The coup risk will gradually increase to low-to-moderate over the medium-term. This is due to several considerations and developments which may materialise over the coming year. Foremost is the potential for increased arrest of FARDC officers and potential release of those detained. Indeed, the aforementioned arrests highlight a degree of sensitivity on the part on the Tshisekedi administration over the loyalty of FARDC. This could see further arrest operations carried out over the coming months. Possible increased discord within the military associated with the arrests may be exacerbated by failure for the state to prosecute those detained, resulting in their release; this has already been seen with many arrests of high-profile individuals accused of acting against the state in recent months, whereby courts have thrown out the trials due to lack of evidence. Developments related to the M23 conflict may similarly increase contentions within the army. As recently assessed, there is a latent but credible risk of a return to full-scale conflict within the North Kivu and South Kivu provinces should peace talks fail to advance over the coming months. A return to conflict would likely see the FARDC once again suffer notable losses, while M23 would likely extend its territorial gains. This would heighten grievances within both the political and military classes. Conversely, any peace agreement reached with M23 in which it is perceived that the state has conceded territory or the rebel group is afforded greater concessions may incite similar grievances among the public, military and political establishment.

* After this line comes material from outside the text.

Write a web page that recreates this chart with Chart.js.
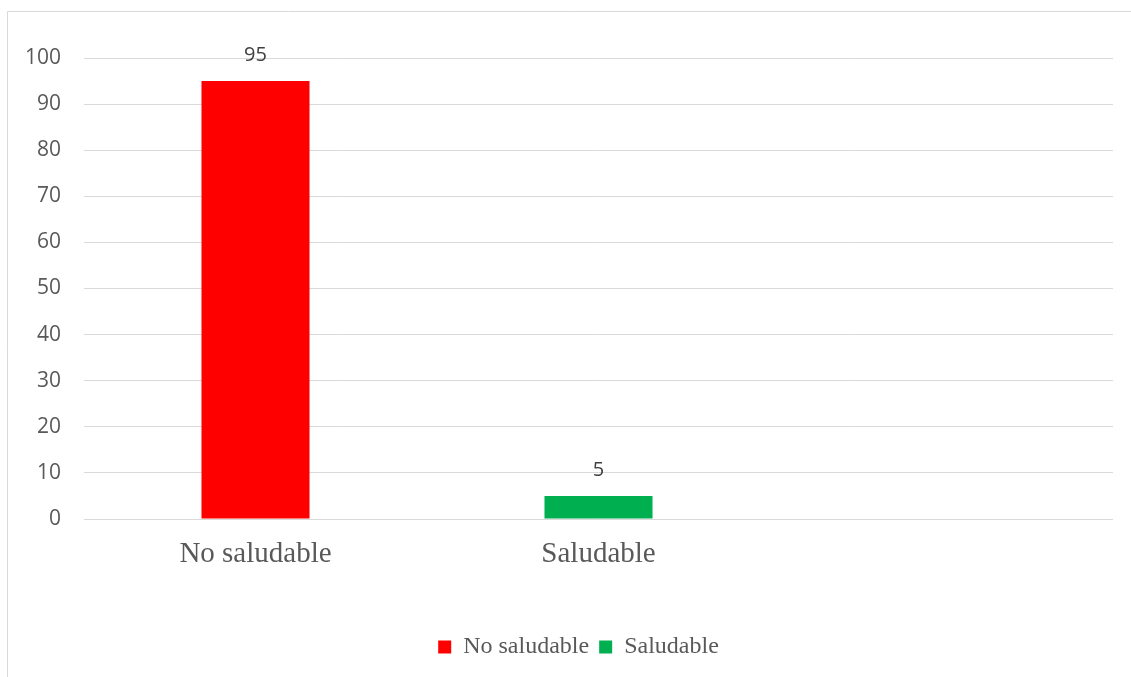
<!DOCTYPE html>
<html>
<head>
<meta charset="utf-8">
<script src="https://cdn.jsdelivr.net/npm/chart.js@4"></script>
<style>
  html, body { margin: 0; padding: 0; background: #fff; }
  #wrap { width: 1131px; height: 677px; position: relative; }
</style>
</head>
<body>
<div id="wrap"><canvas id="c" width="1131" height="677"></canvas></div>
<script>
const categories = ['No saludable', 'Saludable', ''];
const seriesNames = ['No saludable', 'Saludable'];
const noSaludable = [95, null, null];
const saludable = [null, 5, null];
const seriesColors = ['#ff0000', '#00b050'];

const framePlugin = {
  id: 'frame',
  beforeDraw(chart) {
    const ctx = chart.ctx;
    ctx.save();
    ctx.fillStyle = '#ffffff';
    ctx.fillRect(0, 0, chart.width, chart.height);
    ctx.strokeStyle = '#d9d9d9';
    ctx.lineWidth = 1;
    ctx.beginPath();
    ctx.moveTo(7.5, chart.height);
    ctx.lineTo(7.5, 11.5);
    ctx.lineTo(chart.width, 11.5);
    ctx.stroke();
    ctx.restore();
  }
};

const legendShiftPlugin = {
  id: 'legendShift',
  afterLayout(chart) {
    if (chart.legend) {
      chart.legend.left += 22;
      chart.legend.right += 22;
    }
  }
};

const labelPlugin = {
  id: 'valueLabels',
  afterDatasetsDraw(chart) {
    const ctx = chart.ctx;
    ctx.save();
    ctx.font = '20px "Open Sans", sans-serif';
    ctx.fillStyle = '#404040';
    ctx.textAlign = 'center';
    ctx.textBaseline = 'middle';
    chart.data.datasets.forEach((ds, i) => {
      const meta = chart.getDatasetMeta(i);
      meta.data.forEach((el, j) => {
        const v = ds.data[j];
        if (v === null || v === undefined) return;
        ctx.fillText(String(v), el.x, el.y - 26);
      });
    });
    ctx.restore();
  }
};

new Chart(document.getElementById('c'), {
  type: 'bar',
  data: {
    labels: categories,
    datasets: [
      { label: seriesNames[0], data: noSaludable, backgroundColor: seriesColors[0] },
      { label: seriesNames[1], data: saludable, backgroundColor: seriesColors[1] }
    ]
  },
  options: {
    responsive: false,
    animation: false,
    devicePixelRatio: 1,
    layout: { padding: { left: 0, right: 18, top: 58, bottom: 8 } },
    datasets: { bar: { grouped: false, categoryPercentage: 1, barPercentage: 0.315 } },
    scales: {
      x: {
        grid: { display: false },
        border: { display: false },
        ticks: { color: '#595959', font: { family: '"Liberation Serif", serif', size: 29 }, padding: 10 },
        afterFit(s) { s.height = 106; }
      },
      y: {
        min: 0, max: 100,
        ticks: { stepSize: 10, color: '#595959', font: { family: '"Open Sans", sans-serif', size: 21 }, padding: 23 },
        grid: { color: '#d9d9d9', lineWidth: 1, drawTicks: false },
        border: { display: false },
        afterFit(s) { s.width = 84; }
      }
    },
    plugins: {
      legend: {
        position: 'bottom',
        labels: {
          boxWidth: 13, boxHeight: 13, padding: 10,
          color: '#595959',
          font: { family: '"Liberation Serif", serif', size: 24 }
        }
      },
      tooltip: { enabled: false },
      title: { display: false }
    }
  },
  plugins: [framePlugin, legendShiftPlugin, labelPlugin]
});
</script>
</body>
</html>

The risk of a coup will escalate to moderate over the longer term, particularly as the 2028 elections approach. Over the coming years, failure for Tshisekedi to resolve the M23 conflict, which has the potential to sustain itself even without a full-scale resumption of military engagements, will likely worsen lingering public grievances with the statesman. This could undermine Tshisekedi’s position within the ruling Sacred Union coalition and the military. This is particularly the case should the state decide to not hold elections due to the M23 conflict; while this has not been suggested, it cannot be discounted given M23’s effective control of two provinces. Perhaps the foremost development that could trigger a coup is the possibility that Tshisekedi will seek a third term. This has been claimed by opposition figures and touted by members of the ruling Sacred Union coalition since Tshisekedi first announced efforts to revise the constitution in early 2024. While proposed to improve the charter given the evolving landscape of the country since the first constitution was adopted in 2006 – following the conclusion of the Second Congo War (1998 to 2003) – opposition politicians have accused Tshisekedi of seeking a third term. The statesman has been coy on such a move, but members of the Sacred Union have pushed for a term extension. Such changes to the constitution cannot take place until a state of siege in North Kivu and Ituri is lifted, which is unlikely in the coming year. However, once the review process begins, any efforts to revise term limits, especially within the context of elevated public grievances, could well trigger a formal coup attempt. Conversely, jockeying within the Sacred Union over Tshisekedi’s succession could equally undermine stability. Perceptions that Tshisekedi’s eventual replacement would undermine senior military personnel’s interests and patronage networks could similarly trigger a coup.